Students create individual or class image banks to record the vocabulary they study in class.

Level: Beginner (A1) - Lower intermediate (B1)
Interaction: pairs, groups, whole class
Aim: To create and review vocabulary via digital images of lexical sets.
Language focus: lexical sets (any)
Technology: students’ mobile phones (with camera) or digital cameras

Before the class

Check whether all your students have mobile phones with the capacity to take digital photos or a digital camera. Most low-end mobile phones these days can take photos. If students don’t each have a mobile phone or a digital camera, put them in pairs for the activity with one phone or camera per pair.

If your students are unable to leave the classroom for this activity, bring in magazines and books for Step 3 below.

If you plan to do the Follow up and Variation activities below, set up a class account in the photo-sharing site Flickr.

Procedure

1. Ask students about the vocabulary topics you have studied in the course to date. Elicit a list of topics, and put them on the board. At lower levels, typical vocabulary topics will include: food, clothes, transport, physical appearance, shopping, house and furniture, family, jobs, hobbies, weather 

2. Tell students they are going to create a digital word bank around a topic, either individually or in pairs (see Before the class above). Students choose a vocabulary topic from the list you created on the board in Step 1 (or assign one topic per student/pair). Students need to take ten digital photos, with each photo representing a different word in their topic. For example, if a student chooses the topic of clothes, he/she could take photos of: shoes, trousers, a shirt, a jacket, etc.

3. If possible, allow students to move around the school to take their ten photos. Give students a clear time limit in which to take their photos e.g. seven to ten minutes. If you are unable to allow students out of the classroom, give them access to magazines or books, so that they can take photos of objects in their chosen topic. Alternatively, limit the number of topics in Step 1 to those that can realistically be represented by objects found in classroom.
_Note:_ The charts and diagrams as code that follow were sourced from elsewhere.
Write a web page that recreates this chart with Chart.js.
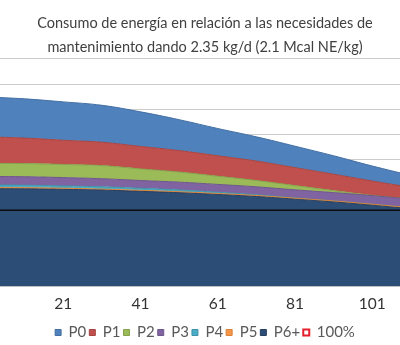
<!DOCTYPE html>
<html>
<head>
<meta charset="utf-8">
<script src="https://cdn.jsdelivr.net/npm/chart.js@4/dist/chart.umd.min.js"></script>
<style>
  html, body { margin: 0; padding: 0; background: #fff; overflow: hidden; }
  #wrap { width: 410px; height: 350px; }
</style>
</head>
<body>
<div id="wrap"><canvas id="energyChart" width="410" height="350"></canvas></div>
<script>
// days of the cycle (x values) every 10 days
const days = [1, 11, 21, 31, 41, 51, 61, 71, 81, 91, 101, 111];
const xTicks = [21, 41, 61, 81, 101];

// % of maintenance needs, one band per parity (stacked)
const p0 = [31.6, 31.1, 30.4, 29.3, 27.4, 24.5, 21.6, 19.2, 17.0, 14.6, 11.9, 9.4];
const p1 = [21.0, 20.2, 19.2, 18.5, 17.8, 17.0, 16.2, 15.4, 14.2, 13.0, 11.4, 9.4];
const p2 = [10.4, 10.4, 10.4, 10.4, 9.2, 8.0, 6.5, 5.0, 3.4, 1.6, 0.2, 0];
const p3 = [6.8, 6.7, 6.6, 6.4, 6.2, 6.2, 6.2, 6.3, 6.4, 6.6, 6.8, 6.8];
const p4 = [2.0, 2.0, 1.8, 1.8, 1.6, 1.4, 1.0, 0.6, 0.2, 0, 0, 0];
const p5 = [0.9, 0.9, 0.9, 0.8, 0.8, 0.8, 0.8, 0.8, 0.8, 0.8, 0.8, 0.8];
const p6 = [117.1, 117.0, 116.6, 116.0, 115.0, 113.9, 112.5, 110.9, 108.8, 106.6, 104.0, 101.2];
const ref100 = [100, 100, 100, 100, 100, 100, 100, 100, 100, 100, 100, 100];

const pts = arr => arr.map((v, i) => ({ x: days[i], y: v }));

// stacked bottom-up: P6+ first, P0 on top
function band(label, data, fillCol, edgeCol, first) {
  return {
    label: label,
    data: pts(data),
    backgroundColor: fillCol,
    borderColor: edgeCol,
    borderWidth: 1,
    fill: first ? 'start' : '-1',
    pointRadius: 0,
    tension: 0.4,
    stack: 'parity'
  };
}

const ctx = document.getElementById('energyChart').getContext('2d');
new Chart(ctx, {
  type: 'line',
  data: {
    datasets: [
      band('P6+', p6, '#2c4d75', '#263f60', true),
      band('P5', p5, '#f79646', '#d9823a'),
      band('P4', p4, '#4bacc6', '#3e93aa'),
      band('P3', p3, '#8064a2', '#6d5589'),
      band('P2', p2, '#9bbb59', '#85a14b'),
      band('P1', p1, '#c0504d', '#a54442'),
      band('P0', p0, '#4f81bd', '#446fa3'),
      {
        label: '100%',
        data: pts(ref100),
        borderColor: '#0d0d0d',
        borderWidth: 1.5,
        fill: false,
        pointRadius: 0,
        pointStyle: 'rect',
        pointBackgroundColor: '#fff',
        pointBorderColor: '#e3202b',
        pointBorderWidth: 2,
        stack: 'ref',
        order: -1
      }
    ]
  },
  options: {
    responsive: false,
    animation: false,
    layout: { padding: 0 },
    plugins: {
      title: {
        display: true,
        text: ['Consumo de energía en relación a las necesidades de',
               'mantenimiento dando 2.35 kg/d (2.1 Mcal NE/kg)'],
        color: '#404040',
        font: { family: 'Lato', size: 14.5, weight: 'normal', lineHeight: 1.65 },
        padding: { top: 11, bottom: 0 }
      },
      legend: {
        position: 'bottom',
        labels: {
          usePointStyle: true,
          pointStyle: 'rect',
          boxWidth: 6,
          boxHeight: 6,
          padding: 3,
          color: '#595959',
          font: { family: 'Lato', size: 15 },
          sort: (a, b) => {
            const k = i => (i === 7 ? 7 : 6 - i);
            return k(a.datasetIndex) - k(b.datasetIndex);
          }
        }
      },
      tooltip: { enabled: false }
    },
    scales: {
      x: {
        type: 'linear',
        min: 4.6,
        max: 110.8,
        afterBuildTicks: axis => { axis.ticks = xTicks.map(v => ({ value: v })); },
        afterFit: axis => { axis.height = 36; },
        grid: { display: false, drawTicks: false },
        border: { display: true, color: '#bfbfbf' },
        ticks: {
          padding: 9,
          color: '#333333',
          font: { family: 'Lato', size: 15.5 },
          maxRotation: 0,
          autoSkip: false
        }
      },
      y: {
        stacked: true,
        min: 40,
        max: 220,
        ticks: { display: false, stepSize: 20 },
        grid: { color: '#cccccc', drawTicks: false },
        border: { display: false }
      }
    }
  }
});
</script>
</body>
</html>
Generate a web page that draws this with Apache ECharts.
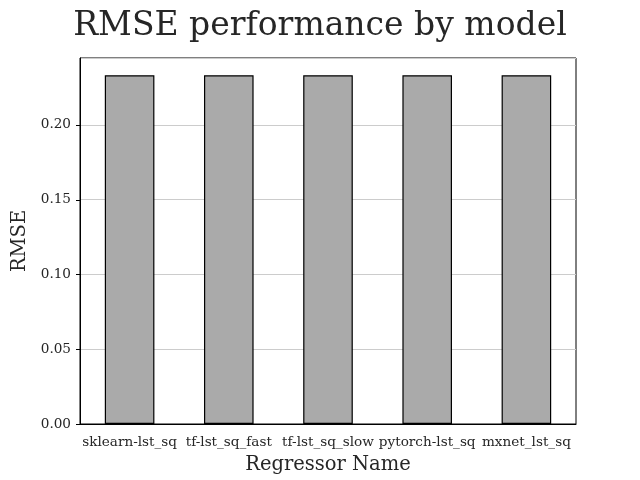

4. Put students into groups of four to six and ask them to show their ten photos to others in the group on their mobile phones or cameras. Group members need to guess the vocabulary topic and provide a word for each photo.

5. Conduct class feedback. Ask students: Which vocabulary topics did you choose? Which words were represented in your photos? Check spelling and pronunciation of these words as you review them  and get students to note the words down in their notebooks as a review activity.

Follow-up

If your students have access to computers at school or at home, or can access the internet via their mobile phones, ask them to upload their photos to a class account on a photo-sharing site such as Flickr. Create sets in Flickr for each topic and ensure that students add each photo to the correct vocabulary topic and that they tag the photo with the name of the set and the individual lexical item (e.g. clothes, shirt).

Variation

If you have a computer, projector and internet connection in your classroom, use these student-generated digital word banks to review vocabulary areas in future classes. Choose a topic set in your class Flickr account (e.g. clothes), show the students photos that appear and elicit the words for each photo. You could do this with students in teams as a competition at the beginning of class over several weeks, choosing a different vocabulary set each time.